Стремительно поведенная во фланг атака, чего, по-видимому, мой партнер-матрос никак не ожидал, произвела на противника сильное впечатление. Матрос двинул все свои резервы на атакованный участок и, как потом выяснилось, выехал туда и сам. С нашей стороны это была, однако, только демонстрация, и главный удар был нанесен в центре. Все было закончено менее чем в 3 часа. Мы захватили более 200 пленных, несколько пулеметов, одно орудие и почти весь обоз красных. Среди взятой большой добычи оказался обширный склад английской парфюмерии. Зачем большевики привезли его в Грайворон, я так и не дознался.

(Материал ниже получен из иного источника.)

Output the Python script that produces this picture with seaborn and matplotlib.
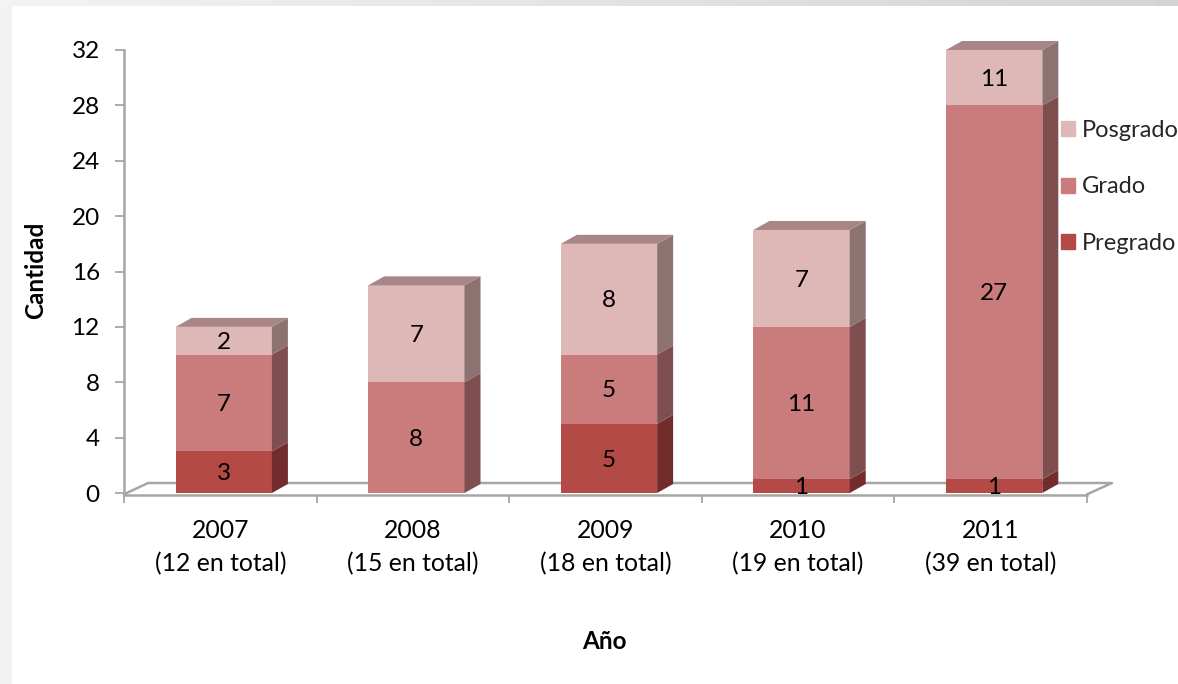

Выполняя свою задачу, полк, с приданной ему Дроздовской батареей и дивизионом иркутских гусар, продолжал наступать к северу. Очень упорные и кровавые бои происходили за обладание железной дорогой Белгород – Сумы. Здесь разыгрался трагический эпизод, стоивший жизни прекрасному офицеру – командиру 1-й роты поручику А. После удачного боя А. подошел к группе безоружных пленных, и в тот момент, когда он мирно разговаривал с красноармейцами, к нему незаметно приблизился один из пленных и выстрелом из револьвера в спину убил А. наповал. Выстреливший оказался комиссаром. В одно мгновение он был растерзан солдатами 1-й роты, очень любившими своего командира, но это, конечно, не воскресило погибшего.

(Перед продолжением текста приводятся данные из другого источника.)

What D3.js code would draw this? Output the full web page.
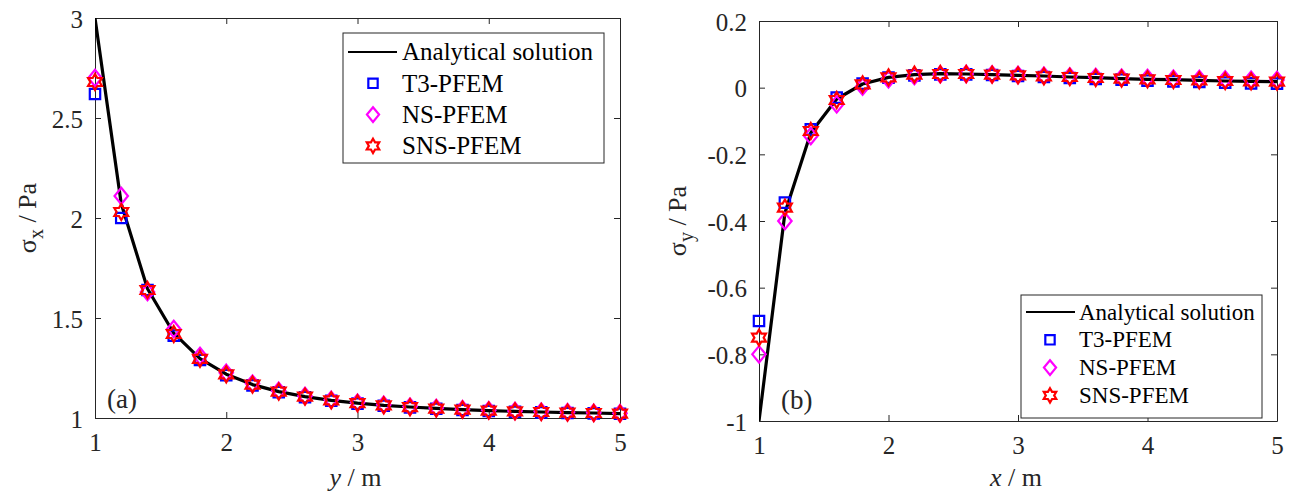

В середине 1919 года определенно обрисовался перелом в наших отношениях к пленным. Если в первый период существования Добровольческой армии война обеими сторонами велась, в сущности, на уничтожение, то к указанному периоду уже не наблюдалось прежнего озлобления. Пленные офицеры и солдаты, если они не были коммунистами, обычно и без особых формальностей принимались в ряды полонившего их полка. По неписаным добровольческим законам, все пленные считались собственностью той части, какая их взяла. Часть пленных, из числа лучше одетых, оставалась при полку, и ими пополнялись роты. Остальные, если они не были нужны, отправлялись в тыл, где и передавались корпусным и армейским комендантам. Существовали ли по вопросу о пленных какие-либо общие инструкции, изданные главным командованием, я не знаю. Думаю, что таковые были изданы, но лично ко мне они не доходили.
Сама жизнь выработала известные правила отбора пленных, каковые и применялись командирами полков с теми или иными, но в общем незначительными вариациями.

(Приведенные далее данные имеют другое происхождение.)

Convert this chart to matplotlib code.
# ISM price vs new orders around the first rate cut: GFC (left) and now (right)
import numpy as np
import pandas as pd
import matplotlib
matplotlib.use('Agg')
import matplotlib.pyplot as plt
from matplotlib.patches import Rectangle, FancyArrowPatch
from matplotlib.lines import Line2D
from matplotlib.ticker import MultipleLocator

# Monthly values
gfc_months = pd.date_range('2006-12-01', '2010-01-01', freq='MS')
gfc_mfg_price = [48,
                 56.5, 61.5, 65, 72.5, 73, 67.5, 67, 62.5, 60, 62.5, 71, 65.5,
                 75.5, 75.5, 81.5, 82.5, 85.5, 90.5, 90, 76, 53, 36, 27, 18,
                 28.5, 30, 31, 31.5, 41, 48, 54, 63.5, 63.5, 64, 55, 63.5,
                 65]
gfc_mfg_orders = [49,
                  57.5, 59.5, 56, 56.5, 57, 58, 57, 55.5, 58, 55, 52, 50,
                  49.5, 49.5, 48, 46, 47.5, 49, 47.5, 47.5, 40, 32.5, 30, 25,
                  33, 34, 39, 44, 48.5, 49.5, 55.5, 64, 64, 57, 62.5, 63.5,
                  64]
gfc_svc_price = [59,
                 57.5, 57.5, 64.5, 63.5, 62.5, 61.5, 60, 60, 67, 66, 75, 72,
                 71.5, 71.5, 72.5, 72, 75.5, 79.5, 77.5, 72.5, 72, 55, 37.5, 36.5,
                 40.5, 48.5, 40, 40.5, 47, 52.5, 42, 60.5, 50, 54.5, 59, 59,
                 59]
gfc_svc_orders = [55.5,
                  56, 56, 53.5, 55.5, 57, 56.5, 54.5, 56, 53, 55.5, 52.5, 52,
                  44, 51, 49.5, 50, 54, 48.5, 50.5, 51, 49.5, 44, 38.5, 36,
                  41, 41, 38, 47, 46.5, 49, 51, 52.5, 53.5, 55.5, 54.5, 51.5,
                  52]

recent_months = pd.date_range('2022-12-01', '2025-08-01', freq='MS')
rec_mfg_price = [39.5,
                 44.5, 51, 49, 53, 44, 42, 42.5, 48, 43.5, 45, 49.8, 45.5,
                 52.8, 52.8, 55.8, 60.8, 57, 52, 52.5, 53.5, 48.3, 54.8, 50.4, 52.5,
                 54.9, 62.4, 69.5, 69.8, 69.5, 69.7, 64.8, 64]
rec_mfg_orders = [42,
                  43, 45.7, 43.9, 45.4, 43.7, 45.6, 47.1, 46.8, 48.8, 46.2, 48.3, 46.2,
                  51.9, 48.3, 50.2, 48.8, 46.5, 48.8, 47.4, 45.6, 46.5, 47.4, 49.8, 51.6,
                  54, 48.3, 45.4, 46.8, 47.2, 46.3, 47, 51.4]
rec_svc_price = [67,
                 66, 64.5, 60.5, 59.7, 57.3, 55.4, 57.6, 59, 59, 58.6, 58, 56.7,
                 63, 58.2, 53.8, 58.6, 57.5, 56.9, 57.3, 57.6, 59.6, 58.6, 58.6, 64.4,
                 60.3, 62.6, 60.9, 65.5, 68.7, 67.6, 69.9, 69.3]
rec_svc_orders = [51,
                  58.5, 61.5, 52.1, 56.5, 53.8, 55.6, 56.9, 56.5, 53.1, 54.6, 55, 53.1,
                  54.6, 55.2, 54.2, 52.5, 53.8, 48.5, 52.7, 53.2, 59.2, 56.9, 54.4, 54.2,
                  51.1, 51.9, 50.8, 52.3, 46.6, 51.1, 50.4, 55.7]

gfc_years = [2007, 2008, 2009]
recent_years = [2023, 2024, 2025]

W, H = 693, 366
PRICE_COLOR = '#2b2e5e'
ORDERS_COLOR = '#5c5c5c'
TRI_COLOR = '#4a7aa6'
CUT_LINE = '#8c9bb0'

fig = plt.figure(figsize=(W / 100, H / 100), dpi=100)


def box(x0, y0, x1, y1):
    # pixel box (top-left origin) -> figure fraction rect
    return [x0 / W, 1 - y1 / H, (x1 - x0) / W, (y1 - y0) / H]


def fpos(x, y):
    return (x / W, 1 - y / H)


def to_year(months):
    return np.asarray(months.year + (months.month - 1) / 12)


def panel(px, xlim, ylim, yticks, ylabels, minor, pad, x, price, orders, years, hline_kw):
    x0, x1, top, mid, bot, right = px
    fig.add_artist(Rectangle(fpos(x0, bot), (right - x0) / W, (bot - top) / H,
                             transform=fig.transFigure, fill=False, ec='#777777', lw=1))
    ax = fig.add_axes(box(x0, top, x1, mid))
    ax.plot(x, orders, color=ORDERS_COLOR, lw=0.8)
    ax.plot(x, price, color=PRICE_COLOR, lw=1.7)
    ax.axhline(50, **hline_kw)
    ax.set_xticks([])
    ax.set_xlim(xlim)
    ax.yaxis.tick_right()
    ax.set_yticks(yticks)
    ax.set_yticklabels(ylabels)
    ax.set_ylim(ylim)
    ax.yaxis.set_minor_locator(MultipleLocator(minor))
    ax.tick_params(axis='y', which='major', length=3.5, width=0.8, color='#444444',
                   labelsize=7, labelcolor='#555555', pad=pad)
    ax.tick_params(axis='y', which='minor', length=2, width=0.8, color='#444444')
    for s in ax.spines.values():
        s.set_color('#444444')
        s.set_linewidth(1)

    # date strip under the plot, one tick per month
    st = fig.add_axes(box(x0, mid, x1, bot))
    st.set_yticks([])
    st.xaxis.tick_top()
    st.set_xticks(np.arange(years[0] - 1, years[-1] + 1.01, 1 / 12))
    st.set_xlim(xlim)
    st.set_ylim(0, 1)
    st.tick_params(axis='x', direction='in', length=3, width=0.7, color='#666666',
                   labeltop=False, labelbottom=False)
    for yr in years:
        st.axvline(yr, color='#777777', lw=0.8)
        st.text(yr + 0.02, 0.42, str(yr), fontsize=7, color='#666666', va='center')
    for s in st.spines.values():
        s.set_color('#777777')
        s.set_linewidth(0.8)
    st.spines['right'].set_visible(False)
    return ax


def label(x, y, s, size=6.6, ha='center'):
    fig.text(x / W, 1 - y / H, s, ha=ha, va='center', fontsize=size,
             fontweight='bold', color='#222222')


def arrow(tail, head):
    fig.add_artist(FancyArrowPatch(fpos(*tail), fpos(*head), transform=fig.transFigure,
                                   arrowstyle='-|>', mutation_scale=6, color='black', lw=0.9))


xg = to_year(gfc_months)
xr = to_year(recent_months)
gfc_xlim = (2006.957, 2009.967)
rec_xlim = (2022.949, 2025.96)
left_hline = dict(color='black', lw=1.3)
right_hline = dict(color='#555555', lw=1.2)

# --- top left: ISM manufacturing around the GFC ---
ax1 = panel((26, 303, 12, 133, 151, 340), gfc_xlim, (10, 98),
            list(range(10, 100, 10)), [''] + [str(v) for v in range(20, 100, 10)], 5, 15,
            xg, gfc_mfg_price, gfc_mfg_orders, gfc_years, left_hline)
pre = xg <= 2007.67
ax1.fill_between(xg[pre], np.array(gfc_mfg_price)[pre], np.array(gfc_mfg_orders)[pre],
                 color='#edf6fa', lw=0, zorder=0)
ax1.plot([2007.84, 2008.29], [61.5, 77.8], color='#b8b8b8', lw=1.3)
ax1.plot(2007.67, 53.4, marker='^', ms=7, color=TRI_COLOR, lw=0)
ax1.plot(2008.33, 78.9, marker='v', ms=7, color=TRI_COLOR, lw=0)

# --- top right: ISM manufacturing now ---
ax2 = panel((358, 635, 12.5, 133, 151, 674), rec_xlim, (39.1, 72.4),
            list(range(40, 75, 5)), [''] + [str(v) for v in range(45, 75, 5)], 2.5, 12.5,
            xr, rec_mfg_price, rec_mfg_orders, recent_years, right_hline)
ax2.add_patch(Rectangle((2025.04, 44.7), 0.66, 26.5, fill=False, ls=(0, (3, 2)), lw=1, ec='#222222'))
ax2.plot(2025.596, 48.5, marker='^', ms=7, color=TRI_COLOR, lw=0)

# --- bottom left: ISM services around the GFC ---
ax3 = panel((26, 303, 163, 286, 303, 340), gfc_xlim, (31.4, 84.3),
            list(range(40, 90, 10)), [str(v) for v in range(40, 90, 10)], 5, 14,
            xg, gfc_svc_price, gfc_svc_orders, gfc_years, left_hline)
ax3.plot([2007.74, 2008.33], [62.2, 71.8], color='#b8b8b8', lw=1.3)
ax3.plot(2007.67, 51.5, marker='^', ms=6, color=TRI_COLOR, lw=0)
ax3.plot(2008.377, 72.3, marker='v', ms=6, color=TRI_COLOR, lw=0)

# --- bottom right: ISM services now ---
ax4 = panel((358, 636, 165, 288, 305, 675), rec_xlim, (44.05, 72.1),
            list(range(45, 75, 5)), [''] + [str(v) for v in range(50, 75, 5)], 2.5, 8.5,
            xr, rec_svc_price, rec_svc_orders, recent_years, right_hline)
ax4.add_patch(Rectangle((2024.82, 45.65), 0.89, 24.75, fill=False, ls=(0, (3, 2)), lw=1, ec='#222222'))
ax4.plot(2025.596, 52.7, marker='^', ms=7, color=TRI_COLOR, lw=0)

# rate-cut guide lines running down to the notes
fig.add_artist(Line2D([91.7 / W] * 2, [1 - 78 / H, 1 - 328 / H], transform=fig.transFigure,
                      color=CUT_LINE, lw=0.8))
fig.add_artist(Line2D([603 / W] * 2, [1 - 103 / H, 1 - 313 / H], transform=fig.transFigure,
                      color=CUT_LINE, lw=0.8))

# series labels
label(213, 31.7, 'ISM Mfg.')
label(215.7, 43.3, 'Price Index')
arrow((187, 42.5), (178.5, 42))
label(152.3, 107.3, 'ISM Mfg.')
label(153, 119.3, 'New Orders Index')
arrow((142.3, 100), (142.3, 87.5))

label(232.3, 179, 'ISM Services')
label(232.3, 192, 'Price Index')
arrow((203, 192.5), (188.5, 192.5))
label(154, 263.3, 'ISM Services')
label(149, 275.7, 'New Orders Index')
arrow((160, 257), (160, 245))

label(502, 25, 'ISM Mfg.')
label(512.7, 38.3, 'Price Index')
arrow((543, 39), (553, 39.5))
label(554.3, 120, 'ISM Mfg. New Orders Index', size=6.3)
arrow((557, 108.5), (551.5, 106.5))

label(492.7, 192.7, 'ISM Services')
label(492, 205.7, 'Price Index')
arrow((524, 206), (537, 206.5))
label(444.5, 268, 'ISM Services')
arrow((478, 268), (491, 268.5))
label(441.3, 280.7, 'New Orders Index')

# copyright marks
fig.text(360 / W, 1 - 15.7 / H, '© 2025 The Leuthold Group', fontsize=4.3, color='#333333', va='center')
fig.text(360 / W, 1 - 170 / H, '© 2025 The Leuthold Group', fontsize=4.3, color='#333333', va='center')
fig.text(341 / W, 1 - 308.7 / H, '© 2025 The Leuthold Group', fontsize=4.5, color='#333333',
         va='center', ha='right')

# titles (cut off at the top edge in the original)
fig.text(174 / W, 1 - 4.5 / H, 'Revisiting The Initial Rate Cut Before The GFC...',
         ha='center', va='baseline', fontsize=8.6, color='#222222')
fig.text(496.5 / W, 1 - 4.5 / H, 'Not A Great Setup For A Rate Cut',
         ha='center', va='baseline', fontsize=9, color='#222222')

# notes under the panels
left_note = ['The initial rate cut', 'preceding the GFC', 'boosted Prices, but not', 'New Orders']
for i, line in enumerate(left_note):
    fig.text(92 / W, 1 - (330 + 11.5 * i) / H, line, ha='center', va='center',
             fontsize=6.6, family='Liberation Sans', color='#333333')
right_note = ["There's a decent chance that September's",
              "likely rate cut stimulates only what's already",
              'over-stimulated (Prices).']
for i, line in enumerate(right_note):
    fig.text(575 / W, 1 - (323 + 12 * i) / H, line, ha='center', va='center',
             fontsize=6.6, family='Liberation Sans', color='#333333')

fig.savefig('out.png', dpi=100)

Обычно каждая группа пленных сама выдавала комиссаров и коммунистов, если таковые находились в их числе. Инородцы выделялись своим внешним видом или акцентом. После выделения всех этих элементов, ярко враждебных белой армии, остальная масса становилась незлобивой, послушной и быстро воспринимала нашу идеологию. За редким исключением большинство были солдатами в период Великой войны и потому, после небольшого испытания, ставились в строй. Они воевали прекрасно. В Белозерском полку солдатский состав на 80—90 процентов состоял из пленных красноармейцев или из тех мобилизованных, которые служили раньше у большевиков, а затем, при отходе, сбежали.
В других частях солдатский вопрос обстоял примерно так же, как и у меня. Много раз и с особым вниманием присматривался я к своим солдатам, бывшим красноармейцам, стараясь отыскать в них какие-либо «красные» черты. И всегда в своей массе это были добродушные русские люди, зачастую религиозные, с ярко выраженным внутренним протестом против большевизма. Всегда чувствовалось, что большевизм захлестнул их только внешне и не оставил заметных следов на их духовной сущности.